Recognition for service to the Catholic Church and education include being made a Knight of St. Gregory by Pope Benedict XV in 1920, for contributions to education and charity, and receiving the 1947 University of Notre Dame Laetare Medal for championing the cause of education through his publications.

==Family==
William George Bruce had three brothers and five sisters, all children of Augustus F. Bruce and Apollonia (Becker) Bruce. They included Albert J. Bruce, Augustus I. Bruce, Emma Bruce, Ida G. Bruce, Clara E. Bruce, Martin P. Bruce, Emily Bruce and Apollonia Bruce.

On May 4, 1881, in Milwaukee, William George Bruce married Monica Moehring, daughter of Conrad Moehring and Renatta (Buehler) Moehring. Their children were William Conrad Bruce (1882–1974), Frank Milton Bruce (1885–1953) and Monica Marie Bruce (1891–1986). Monica Moehring Bruce died January 4, 1938, and William George Bruce died August 13, 1949.

==Legacy==
The Milwaukee Auditorium building near the corner of 6th and Kilbourn still stands. After extensive renovation in 2001–2003, it was renamed the Milwaukee Theatre and now hosts varied performances including concerts, Broadway musicals, family shows and assemblies. The Milwaukee Harbor Commission continues to supervise the operations of the Port of Milwaukee and harbor development and improvement. The port and harbor are seen today, as in Bruce's time, as important to the economic stability and growth of Milwaukee and Wisconsin.
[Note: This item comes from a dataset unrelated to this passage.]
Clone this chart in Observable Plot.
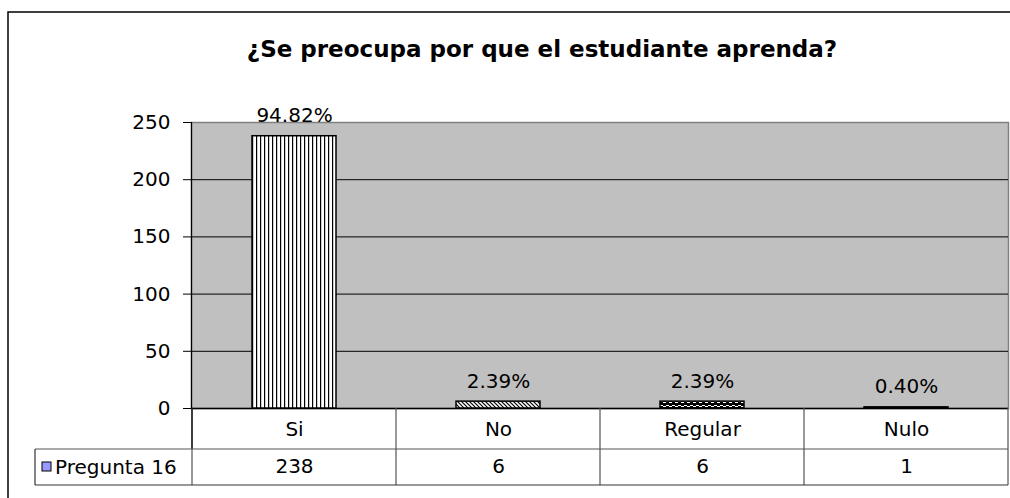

In his will, William George Bruce left a distinctive legacy to his native city. He made a bequest of $30,000 for creation of a statue honoring immigrant mothers including his own mother, Apollonia Becker Bruce, who was born near Trier, Germany. The noted Croatian sculptor Ivan Meštrović received the commission for the sculpture Immigrant Mother that stands today in Milwaukee's Cathedral Square Park.

His former home is located within the Walker's Point Historic District.